● **Source material**:
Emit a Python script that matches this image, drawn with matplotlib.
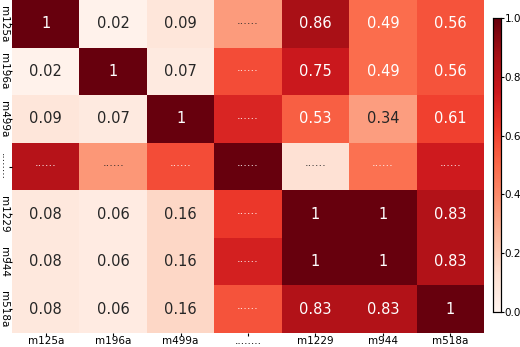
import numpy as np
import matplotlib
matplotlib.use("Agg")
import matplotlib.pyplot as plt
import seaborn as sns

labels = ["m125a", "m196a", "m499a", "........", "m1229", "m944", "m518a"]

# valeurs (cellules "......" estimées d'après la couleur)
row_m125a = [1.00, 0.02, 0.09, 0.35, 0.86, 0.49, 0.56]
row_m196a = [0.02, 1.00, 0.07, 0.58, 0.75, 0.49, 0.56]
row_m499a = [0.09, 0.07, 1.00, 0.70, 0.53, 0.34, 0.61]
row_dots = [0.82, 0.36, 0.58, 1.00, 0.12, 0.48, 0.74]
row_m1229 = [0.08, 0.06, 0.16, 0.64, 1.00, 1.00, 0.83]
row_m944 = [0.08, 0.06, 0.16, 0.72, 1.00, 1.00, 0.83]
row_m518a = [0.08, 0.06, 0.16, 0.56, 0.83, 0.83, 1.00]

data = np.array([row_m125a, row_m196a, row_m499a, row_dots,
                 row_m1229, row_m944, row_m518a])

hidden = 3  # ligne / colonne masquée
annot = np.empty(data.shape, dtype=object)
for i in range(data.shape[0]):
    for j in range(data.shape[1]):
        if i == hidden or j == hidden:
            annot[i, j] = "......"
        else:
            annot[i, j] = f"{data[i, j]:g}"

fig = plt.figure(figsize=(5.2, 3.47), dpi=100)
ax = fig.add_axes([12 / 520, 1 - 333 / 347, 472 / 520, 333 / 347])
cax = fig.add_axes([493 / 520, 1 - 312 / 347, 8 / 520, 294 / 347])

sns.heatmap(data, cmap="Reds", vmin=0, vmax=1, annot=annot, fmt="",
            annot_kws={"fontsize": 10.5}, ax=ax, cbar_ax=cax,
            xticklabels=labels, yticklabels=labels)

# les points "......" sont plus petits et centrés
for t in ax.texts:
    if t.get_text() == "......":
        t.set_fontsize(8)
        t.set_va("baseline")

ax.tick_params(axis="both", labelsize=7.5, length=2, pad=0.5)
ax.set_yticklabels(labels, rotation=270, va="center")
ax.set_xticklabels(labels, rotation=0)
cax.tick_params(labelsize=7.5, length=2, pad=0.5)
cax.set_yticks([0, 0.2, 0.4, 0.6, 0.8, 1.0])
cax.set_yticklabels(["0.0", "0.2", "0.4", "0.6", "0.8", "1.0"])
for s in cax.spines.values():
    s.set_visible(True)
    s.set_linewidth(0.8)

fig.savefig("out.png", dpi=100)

● **The request**:
Transcribe all the data word for word; the images stay out.

● **Response to the exercise**:
Emit a Python script that matches this image, drawn with matplotlib.
import numpy as np
import matplotlib
matplotlib.use("Agg")
import matplotlib.pyplot as plt
import seaborn as sns

labels = ["m125a", "m196a", "m499a", "........", "m1229", "m944", "m518a"]

# valeurs (cellules "......" estimées d'après la couleur)
row_m125a = [1.00, 0.02, 0.09, 0.35, 0.86, 0.49, 0.56]
row_m196a = [0.02, 1.00, 0.07, 0.58, 0.75, 0.49, 0.56]
row_m499a = [0.09, 0.07, 1.00, 0.70, 0.53, 0.34, 0.61]
row_dots = [0.82, 0.36, 0.58, 1.00, 0.12, 0.48, 0.74]
row_m1229 = [0.08, 0.06, 0.16, 0.64, 1.00, 1.00, 0.83]
row_m944 = [0.08, 0.06, 0.16, 0.72, 1.00, 1.00, 0.83]
row_m518a = [0.08, 0.06, 0.16, 0.56, 0.83, 0.83, 1.00]

data = np.array([row_m125a, row_m196a, row_m499a, row_dots,
                 row_m1229, row_m944, row_m518a])

hidden = 3  # ligne / colonne masquée
annot = np.empty(data.shape, dtype=object)
for i in range(data.shape[0]):
    for j in range(data.shape[1]):
        if i == hidden or j == hidden:
            annot[i, j] = "......"
        else:
            annot[i, j] = f"{data[i, j]:g}"

fig = plt.figure(figsize=(5.2, 3.47), dpi=100)
ax = fig.add_axes([12 / 520, 1 - 333 / 347, 472 / 520, 333 / 347])
cax = fig.add_axes([493 / 520, 1 - 312 / 347, 8 / 520, 294 / 347])

sns.heatmap(data, cmap="Reds", vmin=0, vmax=1, annot=annot, fmt="",
            annot_kws={"fontsize": 10.5}, ax=ax, cbar_ax=cax,
            xticklabels=labels, yticklabels=labels)

# les points "......" sont plus petits et centrés
for t in ax.texts:
    if t.get_text() == "......":
        t.set_fontsize(8)
        t.set_va("baseline")

ax.tick_params(axis="both", labelsize=7.5, length=2, pad=0.5)
ax.set_yticklabels(labels, rotation=270, va="center")
ax.set_xticklabels(labels, rotation=0)
cax.tick_params(labelsize=7.5, length=2, pad=0.5)
cax.set_yticks([0, 0.2, 0.4, 0.6, 0.8, 1.0])
cax.set_yticklabels(["0.0", "0.2", "0.4", "0.6", "0.8", "1.0"])
for s in cax.spines.values():
    s.set_visible(True)
    s.set_linewidth(0.8)

fig.savefig("out.png", dpi=100)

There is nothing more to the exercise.